Apart from we're doing it by email, it's been like old times indeed. Derek and I were always on the same wave length when we were working on games and rules, and it seems that we still have that, even after over 40 years.

The rules really are quick play, and the combat mechanism is simple and elegant. Derek wanted to go with the name "Ludo", but apparently that's already been taken. As the combat system uses a handful of dice, with re-rolls based on skill level, we've gone for "Dicing with Death".

I think we have a final version, and that's just having a final read through as a pdf. Then we'll get some hard copy proofs later in the week, so hopefully in print mid-June at the latest. It'll be in colour, and available from Amazon, Wargamers Vault and also CP Models. Hopefully Mike will do some sort of deal with the rules and his awesome figures. It will include the trade mark Wargaming for Grown Ups diagrams so it's clear what is going on, and the well laid out and simple to read text. Not sure on exactly how much it'll cost yet, but it'll be less than "It's Getting a Bit Chile".

I hope some of you out there are as excited as I am about this.

Wednesday, 6 May 2020

Lochdown Lochabers

In between work on the new Battles of Northamptonshire book I've been working on (did I mention it? You can find out how to buy it from the Battlefield Society here: link, or if you think Bezos doesn't have enough money it's on Amazon here: link. Buy from us and not only do we make more money, but we'll get it in the post quicker too) I've been slugging my way through more tartan terrors. Oh how I hate painting tartan. I had enough of it last year with the Jacobites, this year's project is a Montrose Army in 15mm.
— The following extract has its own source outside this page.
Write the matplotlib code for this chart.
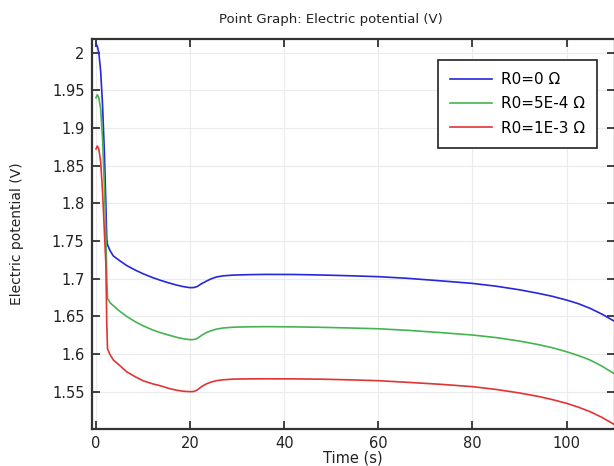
import matplotlib
matplotlib.use("Agg")
import matplotlib.pyplot as plt

# ---- data ----
time_s = [0, 0.3, 0.6, 1.0, 1.4, 1.8, 2.1, 2.3, 2.45, 3.0, 3.7, 5, 6.5, 8.3, 10, 12,
          13.6, 15.4, 17.1, 18.5, 20, 20.8, 21.5, 22.5, 23.5, 24.5, 25.6, 27, 29.2,
          32.7, 36, 42, 48, 54, 60, 66, 73, 80, 85, 90, 94, 97, 100, 102.5, 105,
          107.5, 110]

v_r0_0 = [2.012, 2.008, 2.000, 1.975, 1.930, 1.865, 1.800, 1.752, 1.745, 1.737,
          1.730, 1.724, 1.7175, 1.7115, 1.7065, 1.7015, 1.698, 1.6945, 1.6915, 1.6895,
          1.6880, 1.6882, 1.6895, 1.6935, 1.6968, 1.6998, 1.7022, 1.7037, 1.7047,
          1.7053, 1.7056, 1.7055, 1.7048, 1.7038, 1.7026, 1.7005, 1.6972, 1.6937,
          1.6900, 1.6852, 1.6805, 1.6765, 1.6716, 1.6668, 1.6606, 1.6530, 1.6441]

v_r0_5e4 = [1.940, 1.944, 1.940, 1.925, 1.885, 1.820, 1.760, 1.700, 1.674, 1.668,
            1.664, 1.657, 1.650, 1.643, 1.6375, 1.632, 1.6285, 1.6252, 1.6222, 1.6203,
            1.6190, 1.6192, 1.6205, 1.6250, 1.6285, 1.6310, 1.6330, 1.6345, 1.6356,
            1.6361, 1.6363, 1.6360, 1.6354, 1.6345, 1.6335, 1.6315, 1.6285, 1.6252,
            1.6218, 1.6172, 1.6125, 1.6083, 1.6030, 1.5980, 1.5920, 1.5840, 1.5744]

v_r0_1e3 = [1.872, 1.876, 1.872, 1.855, 1.815, 1.760, 1.720, 1.640, 1.607, 1.599,
            1.592, 1.585, 1.5765, 1.5700, 1.5645, 1.5605, 1.5580, 1.5545, 1.5520, 1.5506,
            1.5500, 1.5503, 1.5522, 1.5570, 1.5605, 1.5628, 1.5646, 1.5658, 1.5667,
            1.5670, 1.5671, 1.5670, 1.5666, 1.5657, 1.5646, 1.5625, 1.5599, 1.5567,
            1.5530, 1.5483, 1.5437, 1.5395, 1.5346, 1.5295, 1.5235, 1.5160, 1.5070]

series_labels = ["R0=0 \u03a9", "R0=5E-4 \u03a9", "R0=1E-3 \u03a9"]

x_ticks = [0, 20, 40, 60, 80, 100]
x_ticklabels = ["0", "20", "40", "60", "80", "100"]
y_ticks = [1.55, 1.6, 1.65, 1.7, 1.75, 1.8, 1.85, 1.9, 1.95, 2.0]
y_ticklabels = ["1.55", "1.6", "1.65", "1.7", "1.75", "1.8", "1.85", "1.9", "1.95", "2"]

# ---- figure ----
W, H = 614, 466
fig = plt.figure(figsize=(W / 100, H / 100), dpi=100)
fig.patch.set_facecolor("white")

left_px, right_px, top_px, bottom_px = 91.5, 615, 38.5, 429
ax = fig.add_axes([left_px / W, (H - bottom_px) / H,
                   (right_px - left_px) / W, (bottom_px - top_px) / H])

colors = ["#2626dc", "#44b450", "#e03434"]
for vals, lab, c in zip([v_r0_0, v_r0_5e4, v_r0_1e3], series_labels, colors):
    ax.plot(time_s, vals, color=c, lw=1.2, label=lab)

ax.set_xlim(-0.95, 110.3)
ax.set_ylim(1.5005, 2.0186)
ax.set_xticks(x_ticks)
ax.set_xticklabels(x_ticklabels)
ax.set_yticks(y_ticks)
ax.set_yticklabels(y_ticklabels)

ax.tick_params(direction="in", length=6, width=1.3, color="#333333",
               top=True, right=True, labelsize=10.5, labelcolor="#222222", pad=5)
for s in ax.spines.values():
    s.set_color("#333333")
    s.set_linewidth(1.6)

ax.grid(True, color="#ebebeb", lw=0.8)
ax.set_axisbelow(True)

ax.set_xlabel("Time (s)", fontsize=10.5, color="#222222")
ax.xaxis.set_label_coords(0.5, -0.055)
ax.set_ylabel("Electric potential (V)", fontsize=10, color="#222222")
ax.yaxis.set_label_coords(-0.128, 0.5)

fig.text(331 / W, 1 - 19 / H, "Point Graph: Electric potential (V)",
         ha="center", va="center", fontsize=9.5, color="#222222")

leg = ax.legend(loc="upper right", bbox_to_anchor=(597 / W, 1 - 60 / H),
                bbox_transform=fig.transFigure, fontsize=11, fancybox=False,
                framealpha=1, edgecolor="#222222", handlelength=2.75,
                borderpad=0.8, labelspacing=0.6, handletextpad=0.55,
                borderaxespad=0)
leg.get_frame().set_linewidth(1.2)

fig.savefig("out.png", dpi=100)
Any how, I've not finished yet, but I've got enough of them done to have some form of photo shoot for them. The figures are Peter Pig, my favourite 15mm fellows for this period.

Eventually I'll have 3 Irish Regiments/Brigades, ditto for Lowlanders and 6 clan units. Regular troops are 6 bases each of three figures, clan units are 3 bases each with four, but the bases are 30x30 instead of 30x15. I then have cavalry from my Covenanter box if needed, plus some artillery.

So far I've got two each of the regulars, and here they are in a line.

This is an Irish Brigade, with a pike base in the back rank looking the wrong way. Careless of me.

Another Irish unit. I found the flags on a blog, rather than draw them myself this time round. I did have to size them, however.

A lowland regiment, with a standard that dates from Jacobite times in lieu of knowing what it should look like.

Some Highlanders with basic saltires. The standard bearers are converted lochaber axe men, which seem to have worked okay. The Highlanders are nice, but Martin doesn't make any musketeers, something I'll need to deal with when I start rules writing. I think they'll count as having firearms regardless.

The Covenanters have been out before, but I put a few on the table to make up the photos. Here you see them clustered on a crest line. I am well provided with Covenanters, as I did enough to do Marston Moor.

The opposing sides were set up sort of in a Tippermuir setting, although I'm not happy with my pencil notes on this battle, so I need to revisit the scenario.

Oh, and here are some cavalry. Bit murky and drear.

I didn't exactly open up Shedquarters, but I did use it for the photo shoot. The light is usually better in there, and obviously the table and terrain are to hand.

In a way I'm trying not to think about playing wargames too much, as that's when I really start to miss it.

Hopefully I can knock off the other few units over the next week, then that project will be done. In the mean time I've a set of rules to get to print. Then I've got some WSS infantry from Strelets I'm looking forwards to getting to grips with. And another set of rules. Certainly keeping busy.